Lander University concluded its two-day symposium on the impacts of World War I on the South with a Friday, March 15, "overview from the experts," highlighting the economic, social and political transformations that began during the war and continued after its conclusion.
The symposium, made possible by a grant from South Carolina Humanities, featured eight panel discussions in all, on topics such as the war's impact on women and patriotism; the U.S. military and foreign policy; southern agriculture and economy; and race relations in the South. Other discussions featured community leaders who discussed their efforts to erect a new World War I memorial; and undergraduate students from Lander and Presbyterian College, who shared papers they wrote on topics pertaining to the war.
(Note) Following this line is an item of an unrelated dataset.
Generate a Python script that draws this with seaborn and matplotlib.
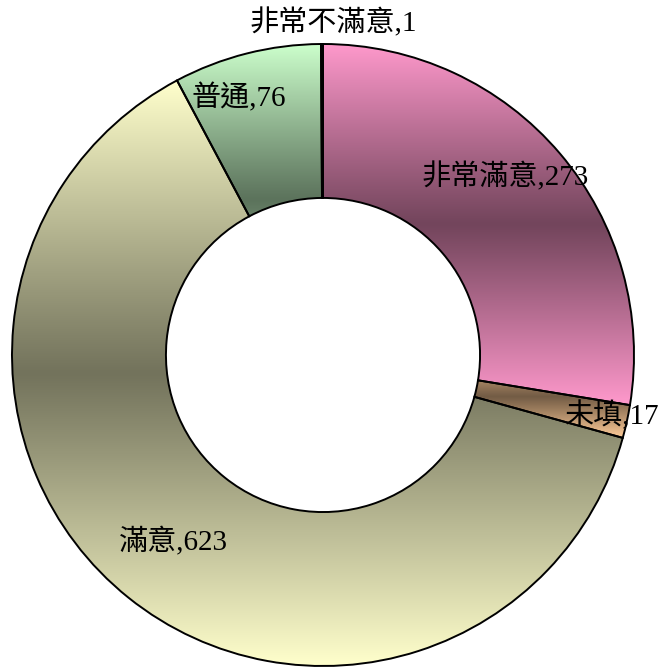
import numpy as np
import matplotlib
matplotlib.use("Agg")
import matplotlib.pyplot as plt
import seaborn as sns

# survey answers, clockwise from 12 o'clock
categories = ["非常滿意", "未填", "滿意", "普通", "非常不滿意"]
counts = [273, 17, 623, 76, 1]
base_colors = ["#ff99cc", "#ffcc99", "#ffffcc", "#ccffcc", "#ccffff"]

# where each label sits, as a fraction of the outer radius
label_radius = [0.82, 0.95, 0.77, 0.87, 1.07]
label_shift = [4.0, 0.5, 0.0, 4.0, -2.0]  # degrees, nudges along the ring

sns.set_theme(style="white")
plt.rcParams["font.family"] = ["Liberation Serif", "Noto Sans CJK TC", "DejaVu Sans"]

fig = plt.figure(figsize=(6.69, 6.68), dpi=100)
ax = fig.add_axes([0, 0, 1, 1])

wedges, _ = ax.pie(
    counts,
    colors=base_colors,
    startangle=90,
    counterclock=False,
    radius=1.0,
    wedgeprops=dict(width=0.495, edgecolor="black", linewidth=1.4),
)


def shade(hex_color, n=400, dark=0.45):
    rgb = np.array(matplotlib.colors.to_rgb(hex_color))
    t = np.linspace(0, 1, n)
    d = np.abs(2 * t - 1) ** 1.05  # 0 in the middle, 1 at the edges
    f = dark + (1 - dark) * d
    return (f[:, None] * rgb[None, :])[:, None, :]


for w, col in zip(wedges, base_colors):
    th = np.radians(np.linspace(w.theta1, w.theta2, 200))
    ys = np.concatenate([np.sin(th) * w.r, [0.0]])
    ymin, ymax = ys.min(), ys.max()
    im = ax.imshow(shade(col), extent=(-1.05, 1.05, ymin, ymax), origin="upper",
                   aspect="auto", interpolation="bilinear", zorder=1)
    im.set_clip_path(w)
    w.set_facecolor("none")
    w.set_zorder(3)

total = sum(counts)
acc = 0
for i, (cat, val) in enumerate(zip(categories, counts)):
    mid = 90 - (acc + val / 2) / total * 360 + label_shift[i]
    acc += val
    r = label_radius[i]
    ax.text(r * np.cos(np.radians(mid)), r * np.sin(np.radians(mid)), f"{cat},{val}",
            ha="center", va="center", fontsize=21, color="black", zorder=5)

R = 311.0
ax.set_xlim(-323 / R, (669 - 323) / R)
ax.set_ylim(-(668 - 355) / R, 355 / R)
ax.set_aspect("auto")
ax.axis("off")

fig.savefig("out.png", dpi=100, facecolor="white")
Lander Associate Professor of History Dr. Ryan Floyd's new book, "The American South and the Great War, 1914-1924," published by LSU Press, was instrumental in the obtainment of the grant. Floyd participated in several of the discussions, as did his co-editor, Dr. Matthew Downs, associate professor of history at the University of Mobile, Alabama.
Several of the authors who contributed essays to the book also took part in the symposium. They included Dr. Angela Jill Cooley, associate professor of history at Minnesota State University, Mankato; Dr. Keith Gorman, assistant dean for Special Collections and University Archives at the University of North Carolina-Greensboro; Dr. Fritz Hamer, curator and archivist of the South Carolina Confederate Relic Room and Military Museum; former University of South Carolina faculty member and historian Dr. Janet Hudson; and Ms. Kathelene McCarty Smith, instruction and outreach archivist at UNC-Greensboro. Other speakers included Claflin University Assistant Professor of History Dr. Kathryn M. Silva and Furman University Assistant Professor of History Dr. Courtney Tollison.
One of the effects of the South's participation in World War I was expanded rights for women and African-Americans, the panelists agreed, although change did not necessarily happen overnight.
Participation in the war provided a boost to the southern economy, which had formerly been almost entirely dependent on growing cotton and manufacturing textiles, but the economic sector took a hit when government contracts expired after the war.
Another notable result of participation in the war was the growth of consumerism in the South. Cooley said that more of the food eaten by southerners began to be produced in other parts of the country, as they became more active participants in the nation's "industrial food network."
Prior to the war, much of the South had not observed national holidays, like the Fourth of July, since the end of the Civil War. Hamer said that participation in World War I led to the South's being reintegrated into the nation "in a small way."
Community leaders participating in the symposium included former Greenwood Mayor Welborn Adams; veteran and American Legion Post 20 member Dale Kittles; Trey Ward, president of John Ward Painting; and Rev. Christopher Thomas, director of the GLEAMNS Dr. Benjamin E. Mays Historical Preservation Site. They took part in a wide-ranging discussion about how, as Downs put it, "world war has been memorialized."
Project Director Dr. Lucas McMillan, dean of Lander's College of Behavioral and Social Sciences, thanked audience members for their interest, the panelists for their expertise, and South Carolina Humanities for its support.
"Lander is always pleased to be a hub of academic learning and inquiry, and the subject of the years of World War I and its aftermath and how those years impacted the South is a fascinating subject," he said.